A couple of summers ago, my wife and I piled our rising high school juniors in the car and went on a college tour. The schools we visited on that particular trip all happened to be big endowment schools, and they were obviously engaged in an arms race, each trying to one-up the next with multi-multi-million-dollar student centers and wellness centers and student housing that looked more like resort accommodations than the old two-bunks-and-a-sink dorm rooms of my college days.
As I reflect on that trip, I have a hard time remembering which school had the Starbucks in the library, which one provided free laundry service for the students, and which one had the physics lab that looked like something you’d see at Los Alamos. But I do remember every student tour guide. I listened with about half an ear as each went through his or her spiel. With the other ear and a half I was listening for other clues: does this student really love this place, or is she just doing her job? Does he seem smart? Curious? And perhaps most importantly, Is this the sort of person I’d want my sons hanging out with? My unspoken (and perhaps unfounded) assumption was that these tour guides would be among the most impressive students the school had to offer.

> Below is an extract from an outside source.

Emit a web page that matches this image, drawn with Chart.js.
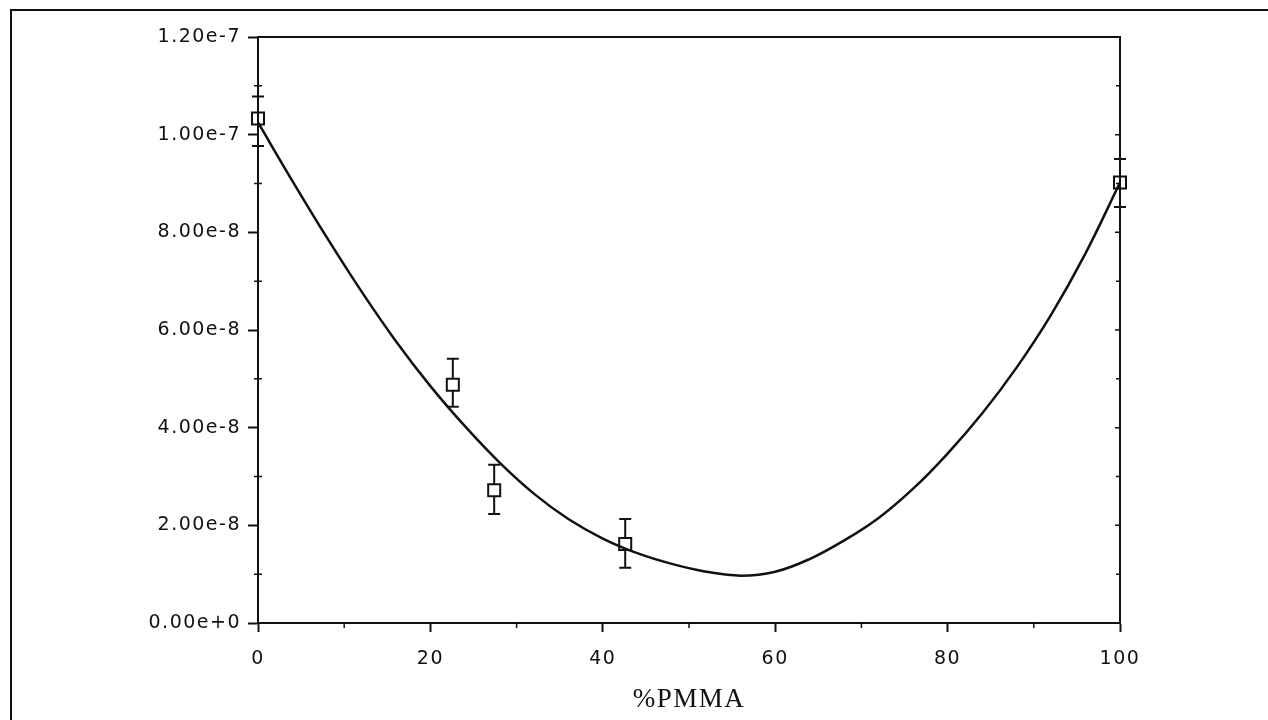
<!DOCTYPE html>
<html lang="en">
<head>
<meta charset="UTF-8">
<title>%PMMA</title>
<script src="https://cdn.jsdelivr.net/npm/chart.js"></script>
<style>
  body { margin: 0; background: #fff; }
  .frame { position: absolute; left: 10px; top: 9px; right: 0; bottom: 0; border-top: 2px solid #111; border-left: 2px solid #111; }
  canvas { position: absolute; left: 0; top: 0; }
</style>
</head>
<body>
<div class="frame"></div>
<canvas id="chart" width="1268" height="720"></canvas>
<script>
// measured points (x = %PMMA)
const pmma = [0, 22.6, 27.4, 42.6, 100];
const values = [1.033e-7, 4.88e-8, 2.72e-8, 1.62e-8, 9.02e-8];
const errHigh = [1.078e-7, 5.41e-8, 3.24e-8, 2.13e-8, 9.50e-8];
const errLow = [9.77e-8, 4.43e-8, 2.23e-8, 1.13e-8, 8.52e-8];

// fitted curve
const fitX = [0, 4, 8, 12, 16, 20, 24, 28, 32, 36, 40, 44, 48, 52, 56, 60, 64, 68, 72, 76, 80, 84, 88, 92, 96, 100];
const fitY = [10.25e-8, 9.05e-8, 7.89e-8, 6.79e-8, 5.77e-8, 4.85e-8, 4.03e-8, 3.29e-8, 2.65e-8, 2.13e-8, 1.73e-8, 1.43e-8,
              1.21e-8, 1.05e-8, 0.97e-8, 1.05e-8, 1.31e-8, 1.69e-8, 2.15e-8, 2.75e-8, 3.47e-8, 4.29e-8, 5.23e-8, 6.31e-8, 7.57e-8, 9.02e-8];

const xTicks = [0, 20, 40, 60, 80, 100];
const xMinor = [10, 30, 50, 70, 90];
const yTicks = [0, 2e-8, 4e-8, 6e-8, 8e-8, 1e-7, 1.2e-7];
const yMinor = [1e-8, 3e-8, 5e-8, 7e-8, 9e-8, 1.1e-7];

const ink = '#111';

const errorBars = {
  id: 'errorBars',
  beforeDatasetsDraw(chart) {
    const { ctx, scales: { x, y } } = chart;
    ctx.save();
    ctx.strokeStyle = ink;
    ctx.lineWidth = 2;
    pmma.forEach((p, i) => {
      const px = x.getPixelForValue(p);
      const top = y.getPixelForValue(errHigh[i]);
      const bot = y.getPixelForValue(errLow[i]);
      ctx.beginPath();
      ctx.moveTo(px, top); ctx.lineTo(px, bot);
      ctx.moveTo(px - 6, top); ctx.lineTo(px + 6, top);
      ctx.moveTo(px - 6, bot); ctx.lineTo(px + 6, bot);
      ctx.stroke();
    });
    ctx.restore();
  }
};

const boxAndMinor = {
  id: 'boxAndMinor',
  beforeDraw(chart) {
    chart.ctx.letterSpacing = '1.5px';
  },
  afterDraw(chart) {
    const { ctx, chartArea: a, scales: { x, y } } = chart;
    ctx.save();
    ctx.strokeStyle = ink;
    ctx.lineWidth = 2;
    ctx.strokeRect(a.left, a.top, a.right - a.left, a.bottom - a.top);
    ctx.lineWidth = 1.5;
    ctx.beginPath();
    yMinor.forEach(v => {
      const py = y.getPixelForValue(v);
      ctx.moveTo(a.left - 4, py); ctx.lineTo(a.left + 4, py);
      ctx.moveTo(a.right - 4, py); ctx.lineTo(a.right, py);
    });
    yTicks.forEach(v => {
      const py = y.getPixelForValue(v);
      ctx.moveTo(a.right - 5, py); ctx.lineTo(a.right, py);
    });
    xMinor.forEach(v => {
      const px = x.getPixelForValue(v);
      ctx.moveTo(px, a.bottom); ctx.lineTo(px, a.bottom + 5);
    });
    ctx.stroke();
    ctx.restore();
  }
};

new Chart(document.getElementById('chart'), {
  type: 'scatter',
  data: {
    datasets: [{
      type: 'line',
      data: fitX.map((v, i) => ({ x: v, y: fitY[i] })),
      borderColor: ink,
      borderWidth: 2.5,
      pointRadius: 0,
      tension: 0.4,
      clip: false
    }, {
      data: pmma.map((v, i) => ({ x: v, y: values[i] })),
      pointStyle: 'rect',
      pointRadius: 8.5,
      pointBorderWidth: 2,
      pointBorderColor: ink,
      pointBackgroundColor: '#fff',
      clip: false
    }]
  },
  options: {
    responsive: false,
    animation: false,
    layout: { padding: { top: 37, right: 148, left: 0, bottom: 0 } },
    plugins: { legend: { display: false }, tooltip: { enabled: false } },
    scales: {
      x: {
        type: 'linear', min: 0, max: 100,
        afterFit(s) { s.height = 97; },
        afterBuildTicks(s) { s.ticks = xTicks.map(v => ({ value: v })); },
        grid: { drawOnChartArea: false, tickLength: 9, tickColor: ink, tickWidth: 2 },
        border: { color: ink, width: 2 },
        ticks: { color: ink, padding: 16, font: { family: 'DejaVu Sans', size: 19 } },
        title: { display: true, text: '%PMMA', color: ink, padding: { bottom: 4 },
                 font: { family: 'Liberation Serif', size: 27 } }
      },
      y: {
        type: 'linear', min: 0, max: 1.2e-7,
        afterFit(s) { s.width = 258; },
        afterBuildTicks(s) { s.ticks = yTicks.map(v => ({ value: v })); },
        grid: { drawOnChartArea: false, tickLength: 10, tickColor: ink, tickWidth: 2 },
        border: { color: ink, width: 2 },
        ticks: { color: ink, padding: 7, font: { family: 'DejaVu Sans', size: 19 },
                 callback: v => Number(v).toExponential(2) }
      }
    }
  },
  plugins: [errorBars, boxAndMinor]
});
</script>
</body>
</html>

Which brings me to our most memorable tour. I decided to pop in at a school that we weren’t terribly familiar with, but that we had heard great things about. From what I had heard, it would be a great fit for one of my boys, who wanted to major in business. I was ready to love this school. The campus was beautiful. A recent bequest by an obscenely wealthy alum had sparked a very impressive building campaign. The financial aid office was famously generous. But our tour guide was a dud. She was friendly enough, and she seemed to have more or less memorized her script, but if we asked her questions, she was at a complete loss. I was astonished at what she didn’t know about her own school—what she had never stopped to wonder about.

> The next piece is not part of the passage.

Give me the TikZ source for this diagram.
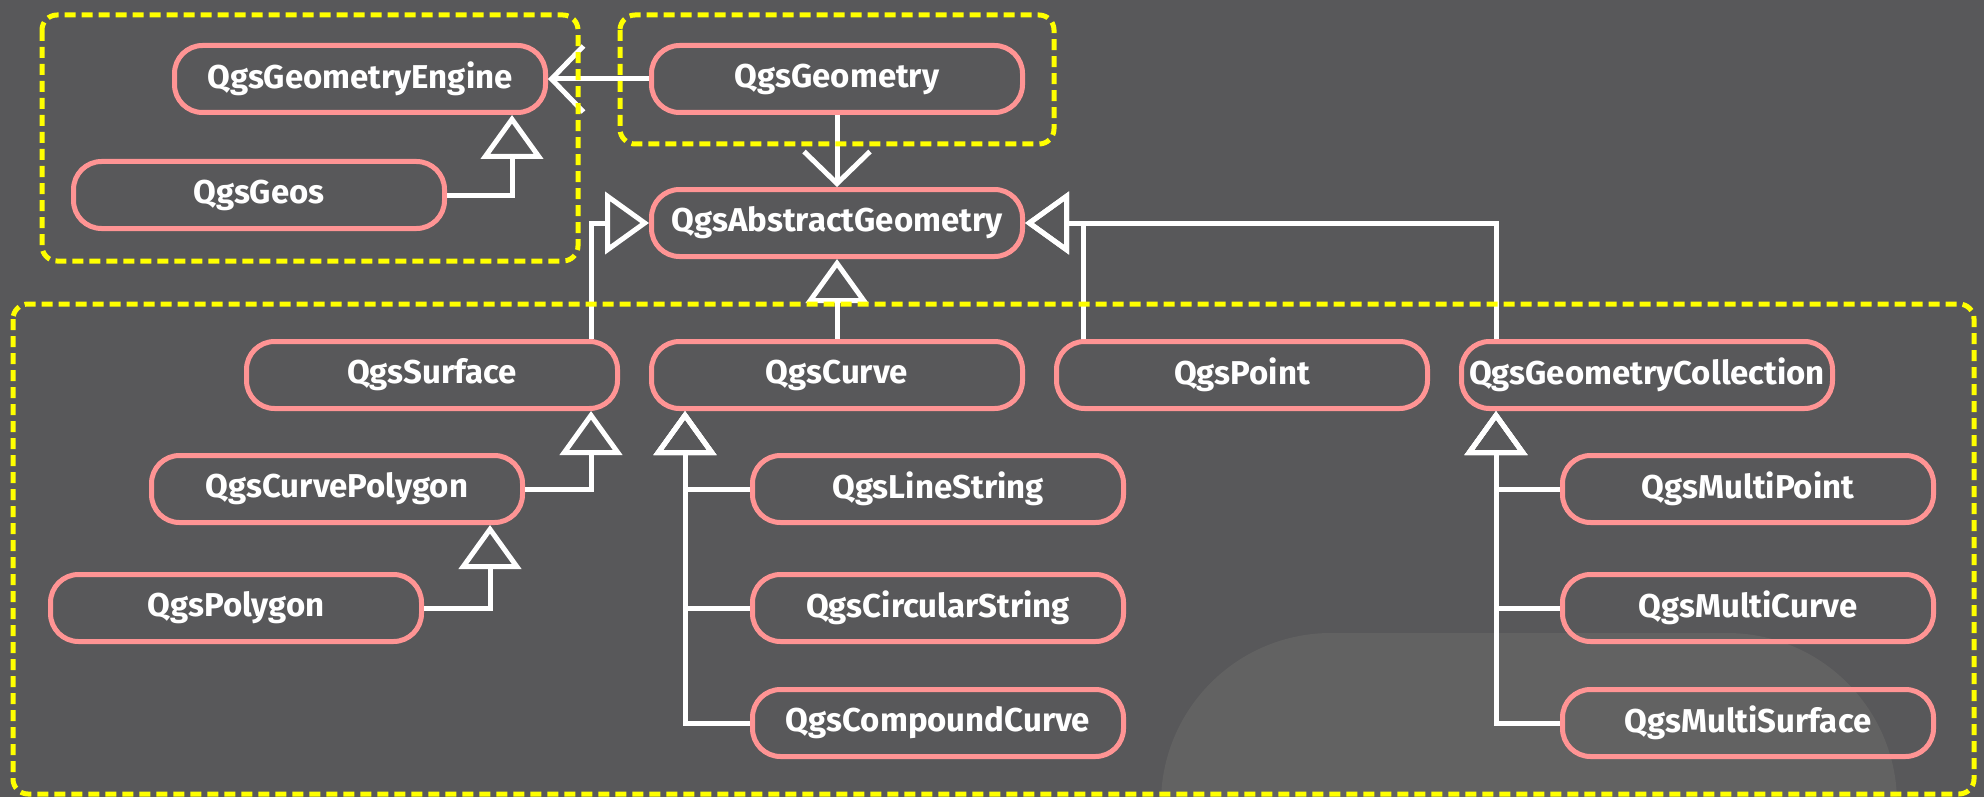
\documentclass[tikz,border=0pt]{standalone}
\usepackage{fontspec}
\setmainfont{Fira Sans}
\usetikzlibrary{arrows.meta}
\definecolor{bgdark}{HTML}{58585A}
\definecolor{bglight}{HTML}{626262}
\definecolor{clspink}{HTML}{FF9494}
\definecolor{grpyellow}{HTML}{FFFF00}
\begin{document}
\begin{tikzpicture}[x=1pt, y=-1pt, line width=5pt,
  cls/.style={draw=clspink, rounded corners=28pt, minimum width=371pt, minimum height=67pt, inner sep=0pt, text=white, font=\fontsize{33}{36}\selectfont\bfseries},
  inh/.style={draw=white, -{Triangle[open, length=44pt, width=62pt]}},
  uses/.style={draw=white, -{Straight Barb[length=32pt, width=66pt]}},
  grp/.style={draw=grpyellow, dash pattern=on 11pt off 6pt, rounded corners=15pt}]
\useasboundingbox (0,0) rectangle (1984,797);
\fill[bgdark] (0,0) rectangle (1984,797);
\fill[bglight, rounded corners=170pt] (1161,1100) -- (1161,633) -- (1897,633) -- (1897,1100) -- cycle;
\node[cls] (P_0_0) at (360,79) {QgsGeometryEngine};
\node[cls] (P_2_0) at (837,79) {QgsGeometry};
\draw[uses] (P_2_0) -- (P_0_0);
\node[cls] (P_0_1) at (259,195) {QgsGeos};
\draw[inh] (P_0_1.east) -| ([xshift=152pt]P_0_0.south);
\node[cls] (P_2_1) at (837,223) {QgsAbstractGeometry};
\draw[uses] (P_2_0) -- (P_2_1);
\node[cls] (P_1_2) at (432,375) {QgsSurface};
\draw[inh] ([xshift=159pt]P_1_2.north) |- (P_2_1.west);
\node[cls] (P_2_2) at (837,375) {QgsCurve};
\draw[inh] (P_2_2) -- (P_2_1);
\node[cls] (P_3_2) at (1242,375) {QgsPoint};
\draw[inh] ([xshift=-159pt]P_3_2.north) |- (P_2_1.east);
\node[cls] (P_4_2) at (1647,375) {QgsGeometryCollection};
\draw[inh] ([xshift=-151pt]P_4_2.north) |- (P_2_1.east);
\node[cls] (P_1_3) at (337,489) {QgsCurvePolygon};
\draw[inh] (P_1_3.east) -| ([xshift=159pt]P_1_2.south);
\node[cls] (P_0_4) at (236,608) {QgsPolygon};
\draw[inh] (P_0_4.east) -| ([xshift=153pt]P_1_3.south);
\node[cls] (P_2_3) at (938,489) {QgsLineString};
\node[cls] (P_2_4) at (938,608) {QgsCircularString};
\node[cls] (P_2_5) at (938,723) {QgsCompoundCurve};
\foreach \n in {P_2_3,P_2_4,P_2_5}
  \draw[inh] (\n.west) -| ([xshift=-152pt]P_2_2.south);
\node[cls] (P_4_3) at (1748,489) {QgsMultiPoint};
\node[cls] (P_4_4) at (1748,608) {QgsMultiCurve};
\node[cls] (P_4_5) at (1748,723) {QgsMultiSurface};
\foreach \n in {P_4_3,P_4_4,P_4_5}
  \draw[inh] (\n.west) -| ([xshift=-151pt]P_4_2.south);
\draw[grp] (42,15) rectangle (578,261);
\draw[grp] (620,15) rectangle (1054,144);
\draw[grp] (13,304) rectangle (1974,794);
\end{tikzpicture}
\end{document}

I realize this isn’t fair, but my interest in that college died completely on that campus tour. Their brand-new $50-million Business Department building meant nothing to me, because their $10-an-hour student tour guide was boring and ill-informed. Again, I know this is irrational and unfair. I know in my head that anybody, especially a nineteen-year-old, can have an off-day, and I know that one student, whether brilliant or dull, can’t represent a whole student body. I’m just telling what happened.
I suppose this story serves as a warning for admissions departments like yours. Hire the best student tour guides you can, and be sure you’ve trained them well. But more than a warning, I hope you will find encouragement in this story. When it comes to facilities and marketing budgets and similar recruiting advantages, there’s no competing with schools like the one I described, unless you have a few obscenely wealthy alumni of your own. But student tour guides who are engaging and curious, who come across as the kind of people who prospective parents want their own students hanging out with—there you can compete all day long, and you don’t need a big budget either.
You wouldn't tolerate a lousy website or sloppy print pieces. Make sure your tour guides and campus visit experience reflect the excellence you expect in your branding. After all, every experience with your institution is part of your brand.